Oggi, proprio oggi, un mio vero amico fraterno sacerdote ha ricevuto la notizia dai suoi medici oncologi che smettono di fargli la chemio e passano alla terapia palliativa perché il suo fegato non sopporta più la cura; poi mi ha stretto le spalle e mi ha chiesto guardandomi dritto negli occhi: facciamo insieme questo mio ultimo tratto di strada? Mi aiuti a prepararmi a questo ultimo momento della vita e della morte? E io cosa avrei potuto rispondere? Né il sì né il no bastavano! È l’unica domanda a cui l’espressione del Vangelo «il vostro parlare sia sì sì e no no, il resto viene dal maligno» non basta, perché qui si tratta del «con me» detto da Gesù al Buon ladrone, ma inteso no nell’eternità dell’oggi del Paradiso, ma nel dramma del tempo che si orienta al morire, alla fine.
«Li amò sine alla fine» e «oggi sarai con me», presi rispettivamente per Gesù dal Vangelo di Giovanni prima della lavanda dei piedi e da quello di Luca prima della sua morte in croce, sono il senso di questo tempo difficile che mi è chiesto di condividere come fraternità che accompagna, come amicizia evangelica che non abbandona, come preghiera che prepara, come amore che rimane fino alla fine, come pianto dell’amore che diventa dolore. Ecco il momento più forte dell’amore umano: la gratuità di un amore, che l’amato non può corrispondere perché morto, spinge fino al dolore. Dolore per l’amato che non è più.
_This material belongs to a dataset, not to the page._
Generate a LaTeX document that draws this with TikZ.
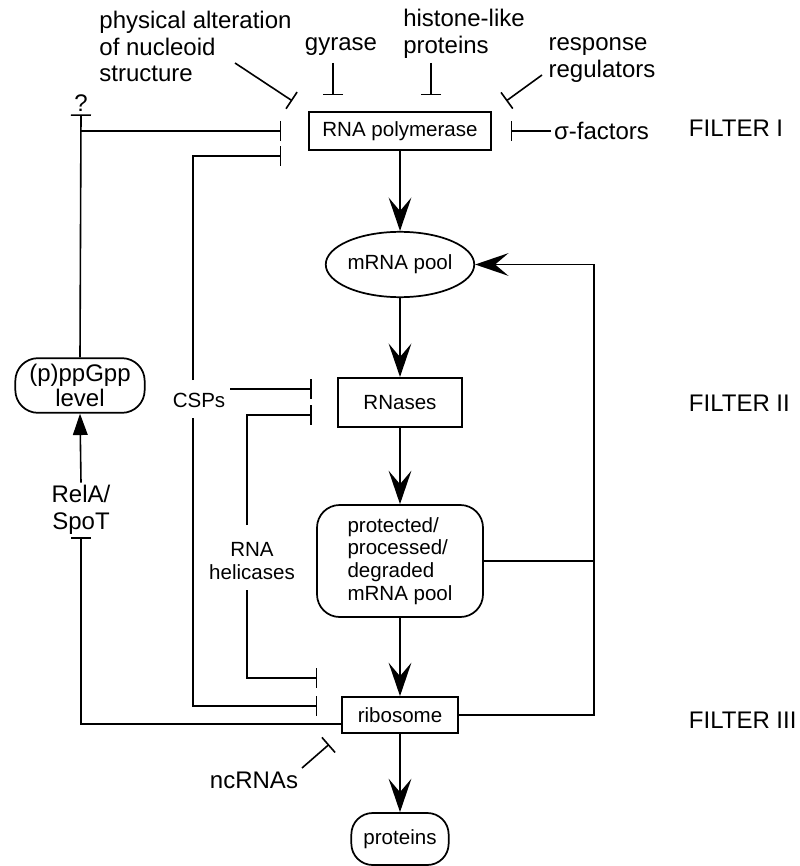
\documentclass[tikz,border=0pt]{standalone}
\usepackage{fontspec}
\setmainfont{Liberation Sans}
\usetikzlibrary{positioning,calc,arrows.meta,shapes.geometric}

\tikzset{
  lab/.style={font=\fontsize{18}{20}\selectfont, inner sep=2pt},
  txt/.style={font=\fontsize{15.4}{17}\selectfont, inner sep=2pt},
  box/.style={draw, line width=1.3pt, txt, inner sep=0pt},
  flow/.style={line width=1.8pt, -{Stealth[length=25pt,width=17pt,inset=10pt]}},
  inhib/.style={line width=1.2pt, -{Bar[width=15pt]}},
}

\begin{document}
\begin{tikzpicture}[x=0.75pt, y=-0.75pt]
  \useasboundingbox (0,0) rectangle (799,866);

  % Main chain
  \node[box, minimum width=137pt, minimum height=28.5pt] (pol) at (400,131) {RNA polymerase};
  \node[box, ellipse, minimum width=97pt, minimum height=49pt] (mrna) at (400,264.5) {mRNA pool};
  \node[box, minimum width=93pt, minimum height=37pt] (rnases) at (400,402.5) {RNases};
  \node[box, rounded corners=17pt, minimum width=124.5pt, minimum height=84pt, align=left] (ppool) at (400,561) {protected/\\processed/\\degraded\\mRNA pool};
  \node[box, minimum width=87pt, minimum height=27pt] (ribo) at (400,715) {ribosome};
  \node[box, rounded corners=16pt, minimum width=73pt, minimum height=39pt] (prot) at (400,839) {proteins};

  % Regulators
  \node[lab, align=left] (phys) at (195.5,46.5) {physical alteration\\of nucleoid\\structure};
  \node[lab] (gyr) at (341,47) {gyrase};
  \node[lab, align=left] (hist) at (464,33.5) {histone-like\\proteins};
  \node[lab, align=left] (resp) at (602,60) {response\\regulators};
  \node[lab] (sigma) at (601.5,131) {σ-factors};
  \node[lab] (q) at (81,103) {?};
  \node[lab, draw, line width=1.3pt, rounded corners=17pt, minimum width=97pt, minimum height=41pt, align=center, font=\fontsize{18}{18.75}\selectfont] (ppgpp) at (80,385.5) {(p)ppGpp\\level};
  \node[lab, align=center] (relspot) at (81,510) {RelA/\\SpoT};
  \node[txt] (csps) at (199,400) {CSPs};
  \node[txt, align=center] (helic) at (252,561) {RNA\\helicases};
  \node[lab] (ncrna) at (254,780) {ncRNAs};

  % Filters
  \node[lab, anchor=west] (f1) at (686,128) {FILTER I};
  \node[lab, anchor=west] (f2) at (686,403) {FILTER II};
  \node[lab, anchor=west] (f3) at (686,720) {FILTER III};

  % Line ends
  \coordinate (physft) at (235,63);
  \coordinate (gyrft) at (333,63);
  \coordinate (histft) at (431,63);
  \coordinate (respft) at (542,75);
  \coordinate (cspup) at (193,380);
  \coordinate (cspdn) at (193,418);
  \coordinate (cspr) at (230,389);
  \coordinate (helup) at (247,525);
  \coordinate (heldn) at (247,590);
  \coordinate (ncft) at (302,768);
  \coordinate (fb) at (594,264.5);

  % Flow
  \draw[flow] (pol) -- (mrna);
  \draw[flow] (mrna) -- (rnases);
  \draw[flow] (rnases) -- (ppool);
  \draw[flow] (ppool) -- (ribo);
  \draw[flow] (ribo) -- (prot);

  % Feedback to mRNA pool
  \draw[line width=1.4pt] (ppool.east) -- (ppool.east -| fb);
  \draw[flow, line width=1.4pt] (ribo.east) -| (fb) -- (mrna.east);

  % Filter I
  \draw[inhib, shorten >=14pt] (physft) -- (pol.north west);
  \draw[inhib, shorten >=12pt] (gyrft) -- (gyrft |- pol.north);
  \draw[inhib, shorten >=12pt] (histft) -- (histft |- pol.north);
  \draw[inhib, shorten >=13pt] (respft) -- (pol.north east);
  \draw[inhib, shorten >=14pt] (sigma.west) -- (pol.east);

  % (p)ppGpp
  \draw[inhib] (ppgpp.north) -- (q.south);
  \draw[inhib, shorten >=20pt] (ppgpp.north |- pol.west) -- (pol.west);
  \draw[inhib] ([yshift=-6.75pt]ribo.west) -| (relspot.south);
  \draw[line width=1.2pt, -{Triangle[length=16pt,width=11pt]}] (relspot.north) -- (ppgpp.south);

  % CSPs
  \draw[inhib, shorten >=20pt] (cspup) |- ([yshift=-4pt]pol.south west);
  \draw[inhib, shorten >=19pt] (cspr) -- (cspr -| rnases.west);
  \draw[inhib, shorten >=18pt] (cspdn) |- ([yshift=6.75pt]ribo.west);

  % RNA helicases
  \draw[inhib, shorten >=19pt] (helup) |- ([yshift=-9.4pt]rnases.west);
  \draw[inhib, shorten >=18pt] (heldn) |- ([yshift=27.75pt]ribo.west);

  % ncRNAs
  \draw[inhib, shorten >=12pt] (ncft) -- (ribo.south west);
\end{tikzpicture}
\end{document}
Amore che è stato amato e che ora non lo può essere più. Non perché tradito, non perché rifiutato, non perché abbandonato, solo perché l’amato non può più amare. Qui si aprono due vie all’amore-dolore: la memoria, il fare memoria, perché l’amato che non è più è ancora amato; lo sperare, la speranza di rivederlo perché l’amato che non è più del Padre, ovvero il Figlio morto, il Padre lo ha risuscitato, lo ha reso amato per sempre vivente.
L’Amato, in Dio, è il Vivente! Il Vivente è la vita. La speranza allora che la vita del mio amato che non è più sia la stessa vita che è il Vivente mi permette di amare oltre la morte dell’amato e di desiderare e di sperare di vederlo di nuovo. L’amore diventato dolore, oltre la memoria, diventa attesa, speranza, domanda, preghiera. Quando, in questi giorni di celebrazione comunitaria e culturale, torneremo tutti a ricordare i nostri morti, a fare visita alle loro tombe, a raccontare ai nipoti di nonni che non ci sono più, pensiamo a come in Dio stesso la morte dell’Amato sia diventata il luogo del legame eterno tra l’Amato e la vita, il Vivente, e facendo memoria con dolore facciamo diventare il suo nome di amato, non importa se sposa, fratello, nonno, amico, la nostra preghiera e la nostra domanda: dov’è mio fratello? Perché io voglio vederlo di nuovo. Tutto per noi è la risurrezione del Vivente.